Like Nick's dreams of joining Rush, Judd Apatow and Paul Feig admit that season two on MTV was never meant to be

Unconcerned with its bad reputation, MTV offered to make Freaks And Geeks season 2
L-R: Martin Starr, Busy Philipps, Linda Cardellini, Seth Rogen, creator Paul Feig, actor Samm Levine, director Judd Apatow, actors Steve Bannos, Jason Segel, and Dave Allen Photo: Alberto E. Rodriguez

Way back in the mid-2000s, people only used the internet to lament the cancelations of Arrested Development and Freaks And Geeks. “Gone too soon,” we’d cry. “Obama, fix it,” we’d plead. Of course, while this resulted in more Arrested Development, Freaks And Geeks never got the opportunity to offer fans a largely disliked version of itself. As the cast continued to age out of their roles, those hoping for more Freaks And Geeks gave up the fight. After all, one perfect season is better than several mediocre ones. And Freaks And Geeks ended the way every show should: with several episodes never making it to air, and its lead character joining some hippies to follow the Grateful Dead on tour. If only Game Of Thrones had concluded that way…

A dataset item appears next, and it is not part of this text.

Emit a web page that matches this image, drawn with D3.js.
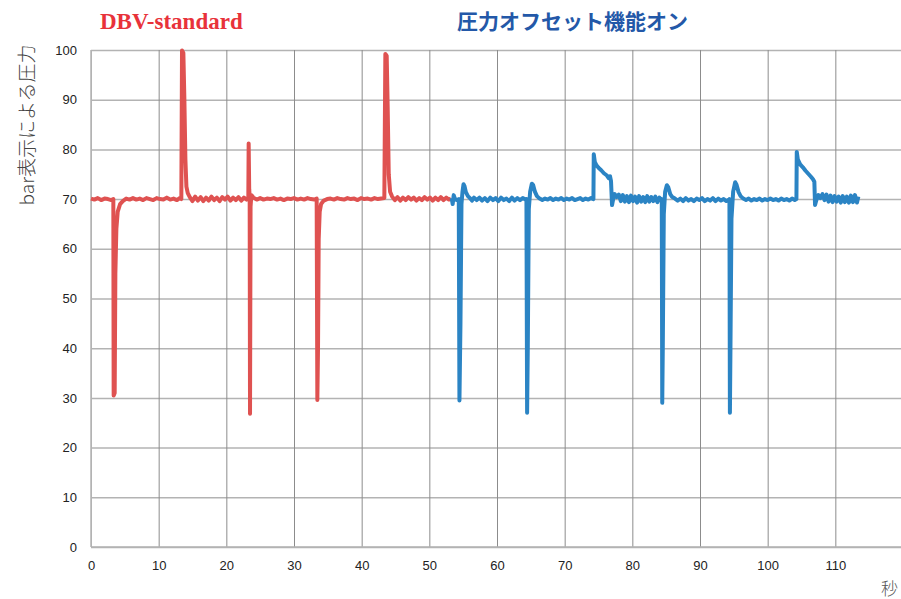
<!DOCTYPE html>
<html>
<head>
<meta charset="utf-8">
<script src="https://cdn.jsdelivr.net/npm/d3@7"></script>
<style>
  body { margin: 0; background: #fff; }
  svg { display: block; }
</style>
</head>
<body>
<div id="container"></div>
<script>
/* DATA */
const xTicks = [0, 10, 20, 30, 40, 50, 60, 70, 80, 90, 100, 110]
const yTicks = [0, 10, 20, 30, 40, 50, 60, 70, 80, 90, 100]

// DBV-standard, [seconds, bar]
const redSeries = [
  [0,70.1],[0.5,69.9],[1,70.2],[1.5,69.8],[2,70.1],[2.5,70.0],[3,69.8],[3.3,70.0],
  [3.35,30.5],[3.5,31],[3.6,55],[3.75,64],[3.95,67.5],[4.3,69.0],[4.7,69.6],[5.2,70.1],
  [5.7,69.9],[6.2,70.2],[6.7,69.9],[7.2,70.1],[7.7,69.8],[8.2,70.2],[8.7,70.0],[9.2,69.8],
  [9.7,70.2],[10.2,70.0],[10.7,69.9],[11.2,70.3],[11.7,69.9],[12.2,70.1],[12.7,69.8],[13.1,70.2],
  [13.35,70.0],[13.45,99.9],[13.65,99.4],[13.8,90],[13.95,78],[14.1,72.5],[14.3,71.2],[14.6,70.4],
  [15,69.6],[15.4,70.5],[15.8,69.7],[16.2,70.4],[16.6,69.6],[17,70.3],[17.4,69.7],[17.8,70.5],
  [18.2,69.8],[18.6,70.3],[19,69.6],[19.4,70.4],[19.8,69.9],[20.2,70.5],[20.6,69.7],[21,70.3],
  [21.4,69.8],[21.8,70.4],[22.2,69.7],[22.6,70.3],[23,69.9],[23.25,70.2],[23.3,81.2],[23.38,72],
  [23.45,70.5],[23.5,26.8],[23.58,68.5],[23.7,70.8],[24.0,70.3],[24.5,69.9],[25,70.2],[25.5,69.9],
  [26,70.1],[26.5,70.0],[27,70.2],[27.5,69.9],[28,70.1],[28.5,69.8],[29,70.1],[29.5,70.0],
  [30,70.2],[30.5,69.9],[31,70.1],[31.5,69.9],[32,70.2],[32.5,70.0],[33,69.9],[33.35,70.1],
  [33.45,29.6],[33.55,40],[33.65,62],[33.8,67.5],[34.0,69.0],[34.4,69.7],[34.9,70.0],[35.4,70.1],
  [35.9,69.9],[36.4,70.2],[36.9,70.0],[37.4,69.9],[37.9,70.2],[38.4,70.0],[38.9,70.1],[39.4,69.8],
  [39.9,70.2],[40.4,70.0],[40.9,70.1],[41.4,69.9],[41.9,70.2],[42.4,70.0],[42.9,70.1],[43.35,70.2],
  [43.5,99.2],[43.7,98.8],[43.85,88],[44.0,75],[44.2,71.5],[44.5,70.5],[44.9,69.8],[45.3,70.4],
  [45.7,69.7],[46.1,70.3],[46.5,69.8],[46.9,70.4],[47.3,69.9],[47.7,70.3],[48.1,69.7],[48.5,70.2],
  [48.9,69.8],[49.3,70.4],[49.7,69.9],[50.1,70.3],[50.5,69.7],[50.9,70.3],[51.3,69.8],[51.7,70.4],
  [52.1,69.8],[52.5,70.3],[52.9,69.9],[53.2,70.1]
]

// 圧力オフセット機能オン, [seconds, bar]
const blueSeries = [
  [53.3,70.2],[53.45,69.0],[53.6,70.8],[53.8,70.0],[54.1,69.8],[54.35,70.0],[54.45,29.5],[54.6,45],
  [54.75,69],[54.9,71.5],[55.05,73.0],[55.2,72.6],[55.4,71.4],[55.7,70.6],[56,70.2],[56.3,69.7],
  [56.6,70.3],[57,69.8],[57.4,70.3],[57.8,69.7],[58.2,70.2],[58.6,69.6],[59,70.3],[59.4,69.8],
  [59.8,70.2],[60.2,69.6],[60.6,70.3],[61,69.8],[61.4,70.1],[61.8,69.6],[62.2,70.3],[62.6,69.7],
  [63,70.2],[63.4,69.8],[63.8,70.2],[64.2,69.9],[64.35,70],[64.45,27],[64.55,40],[64.7,68],
  [64.9,71.5],[65.15,73.1],[65.35,72.8],[65.6,71.5],[65.9,70.6],[66.3,70.1],[66.7,69.8],[67.1,70.1],
  [67.5,69.9],[67.9,70.2],[68.3,69.8],[68.7,70.1],[69.1,69.9],[69.5,70.2],[69.9,69.8],[70.3,70.1],
  [70.7,69.9],[71.1,70.2],[71.5,69.8],[71.9,70.0],[72.3,70.2],[72.7,69.8],[73.1,70.1],[73.5,69.9],
  [73.9,70.2],[74.25,70.0],[74.3,79.0],[74.45,77.5],[74.7,76.8],[75,76.3],[75.4,75.8],[75.8,75.2],
  [76.2,74.8],[76.5,74.2],[76.7,74.6],[76.85,73.6],[77.0,68.8],[77.2,70.2],[77.4,71.0],[77.7,70.4],
  [78.0,70.9],[78.3,69.6],[78.6,70.8],[78.9,69.5],[79.2,70.6],[79.5,69.4],[79.8,70.7],[80.1,69.6],
  [80.4,70.5],[80.7,69.3],[81.0,70.6],[81.3,69.5],[81.6,70.4],[81.9,69.4],[82.2,70.6],[82.5,69.5],
  [82.8,70.4],[83.1,69.6],[83.4,70.5],[83.7,69.4],[84.0,70.3],[84.3,69.9],[84.35,70],[84.42,29],
  [84.5,40],[84.65,67],[84.85,71.5],[85.1,72.8],[85.3,72.4],[85.6,71.0],[85.9,70.4],[86.3,70.1],
  [86.7,69.7],[87.1,70.1],[87.5,69.6],[87.9,70.2],[88.3,69.7],[88.7,70.0],[89.1,69.6],[89.5,70.1],
  [89.9,69.8],[90.3,70.2],[90.7,69.6],[91.1,70.0],[91.5,69.7],[91.9,70.2],[92.3,69.6],[92.7,70.1],
  [93.1,69.7],[93.5,70.0],[93.9,69.6],[94.3,69.9],[94.35,70],[94.42,27],[94.5,40],[94.65,66],
  [94.9,71.5],[95.2,73.4],[95.4,72.9],[95.7,71.4],[96.0,70.6],[96.4,70.1],[96.8,69.8],[97.2,70.1],
  [97.6,69.7],[98,70.0],[98.4,69.8],[98.8,70.1],[99.2,69.7],[99.6,70.0],[100,69.8],[100.4,70.1],
  [100.8,69.8],[101.2,70.0],[101.6,69.7],[102,70.1],[102.4,69.8],[102.8,70.0],[103.2,69.7],[103.6,70.1],
  [104.0,69.8],[104.25,70.0],[104.3,79.5],[104.45,78],[104.8,77],[105.2,76.4],[105.6,75.7],[106,75.1],
  [106.4,74.5],[106.7,74.0],[106.9,73.5],[107.0,68.8],[107.2,69.8],[107.5,70.8],[107.8,70.2],[108.1,71.0],
  [108.4,69.8],[108.7,70.9],[109,69.5],[109.3,70.7],[109.6,69.4],[109.9,70.6],[110.2,69.5],[110.5,70.5],
  [110.8,69.3],[111.1,70.6],[111.4,69.4],[111.7,70.5],[112.0,69.3],[112.3,70.7],[112.6,69.4],[112.9,70.8],
  [113.2,69.3],[113.4,70.5]
]

/* CONSTANTS */
const width = 901
const height = 599
const margin = { top: 50, bottom: 52, left: 91, right: -2 }

const svg = d3.select("#container")
  .append("svg")
  .attr("width", width)
  .attr("height", height)

/* SCALES */
const xScale = d3.scaleLinear()
  .domain([0, 120])
  .range([margin.left, width - margin.right])

const yScale = d3.scaleLinear()
  .domain([0, 100])
  .range([height - margin.bottom, margin.top])

// horizontal grid + y labels
const yAxis = d3.axisLeft(yScale)
  .tickValues(yTicks)
  .tickSize(-(width - margin.left))
  .tickPadding(14)
svg.append("g")
  .attr("transform", `translate(${margin.left},0)`)
  .call(yAxis)
  .call(g => g.select(".domain").remove())
  .call(g => g.selectAll(".tick line").attr("stroke", "#b3b3b3").attr("stroke-width", 1.5))
  .call(g => g.selectAll(".tick text")
    .attr("font-family", "Liberation Sans, Arial, sans-serif")
    .attr("font-size", 13)
    .attr("fill", "#222"))

// vertical grid + x labels
const xAxis = d3.axisBottom(xScale)
  .tickValues(xTicks)
  .tickSize(-(yScale(0) - yScale(100)))
  .tickPadding(14)
  .tickFormat(d3.format("d"))
svg.append("g")
  .attr("transform", `translate(0,${yScale(0)})`)
  .call(xAxis)
  .call(g => g.select(".domain").remove())
  .call(g => g.selectAll(".tick line").attr("stroke", d => d === 0 ? "#b3b3b3" : "#8c8c8c").attr("stroke-width", 1))
  .call(g => g.selectAll(".tick text")
    .attr("font-family", "Liberation Sans Narrow, Liberation Sans, Arial, sans-serif")
    .attr("font-size", 13)
    .attr("fill", "#222"))

// axis lines
svg.append("line")
  .attr("x1", xScale(0)).attr("x2", xScale(0))
  .attr("y1", yScale(100)).attr("y2", yScale(0))
  .attr("stroke", "#b3b3b3").attr("stroke-width", 1.5)
svg.append("line")
  .attr("x1", xScale(0)).attr("x2", width)
  .attr("y1", yScale(0)).attr("y2", yScale(0))
  .attr("stroke", "#b3b3b3").attr("stroke-width", 1.5)

/* LINES */
const line = d3.line()
  .x(d => xScale(d[0]))
  .y(d => yScale(d[1]))

svg.append("path")
  .datum(redSeries)
  .attr("d", line)
  .attr("fill", "none")
  .attr("stroke", "#df5251")
  .attr("stroke-width", 4)
  .attr("stroke-linejoin", "round")

svg.append("path")
  .datum(blueSeries)
  .attr("d", line)
  .attr("fill", "none")
  .attr("stroke", "#2b84c4")
  .attr("stroke-width", 4)
  .attr("stroke-linejoin", "round")

/* TEXT */
svg.append("text")
  .attr("x", 100).attr("y", 29)
  .attr("font-family", "Liberation Serif, serif")
  .attr("font-weight", "bold")
  .attr("font-size", 23)
  .attr("fill", "#e8323a")
  .text("DBV-standard")

svg.append("text")
  .attr("x", 457).attr("y", 29)
  .attr("font-family", "Noto Sans CJK JP, sans-serif")
  .attr("font-weight", "bold")
  .attr("font-size", 21)
  .attr("fill", "#2358a8")
  .text("圧力オフセット機能オン")

svg.append("text")
  .attr("transform", "translate(34,125) rotate(-90)")
  .attr("text-anchor", "middle")
  .attr("font-family", "Noto Sans CJK JP, sans-serif")
  .attr("font-weight", 300)
  .attr("font-size", 19)
  .attr("fill", "#444")
  .text("bar表示による圧力")

svg.append("text")
  .attr("x", 881).attr("y", 595)
  .attr("font-family", "Noto Sans CJK JP, sans-serif")
  .attr("font-weight", 300)
  .attr("font-size", 17)
  .attr("fill", "#555")
  .text("秒")
</script>
</body>
</html>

After being canceled by NBC, Freaks And Geeks didn’t exactly have the pick of the litter network-wise. Still considered a cult show, Paul Feig and Judd Apatow’s evening family comedy had a hefty production and music budget. Not exactly a good sales pitch to other networks. One cable channel, however, was willing to pick up part of the check—well, some of the check. According to a new interview with Collider, series creator Paul Feig and producer Judd Apatow said that MTV made an offer at a reduced budget. “When the show was cancelled, there was an offer from MTV to continue
making the show at a much lower budget,” Apatow said. “And we all
decided we didn’t want to do a weaker version of the show.”

Feig agreed that it just didn’t seem like the right move.

“It was a weird time for me because my mom died two days before we got canceled,” Paul Feig told Collider. “So I was a little out of sorts, but I remember hearing that [MTV offered to pick us up]. We probably just had to lose so much stuff and music and budgets. We were already always strained on our budget as it was.”

“I was so thrown and we’d worked so hard on that show. I mean, you say it looked like a movie, that’s really how we treated it. So, we were ready to drop at the end of those 18 episodes. And then my mom dies, and I think I had a moment of like, ‘I can’t even deal with any of this.’ And then very quickly after the decisions were made, then you’re kind of like, ‘Oh my God, what did we do? Could we have pulled it off if we had done it?’”

Would we have loved to watch Sam, Neal, and Bill learn to drive and hear “Weird Al” for the first time? Yes, of course. But Freaks And Geeks is one of those rare shows that didn’t overstay its welcome. We should be thanking Paul Feig, not circling the wagon with torches, pitchforks, and tomatoes, or whatever the mob deems necessary. Stupid mob. Paul Feig is right!

“People always go, ‘Oh, it’s so sad you never got to end the series.’ It’s like, ‘Well, we did end the series,’” Fieg said. “That whole episode was about how everybody gets put on a different path. And we do that at the end of the series because it’s like when you graduate high school, you don’t know where half the people you went to high school with go. I’ve always said the only true final episode for a show ever was Six Feet Under because it showed how each one of the characters died.”

Maybe Feig can live out his dream and add chyrons to the final episode, filling us all in on how Harris never died, actually. Harris is eternal and continues to haunt the halls of McKinley High, offering nerds advice on how to become a great dungeon master.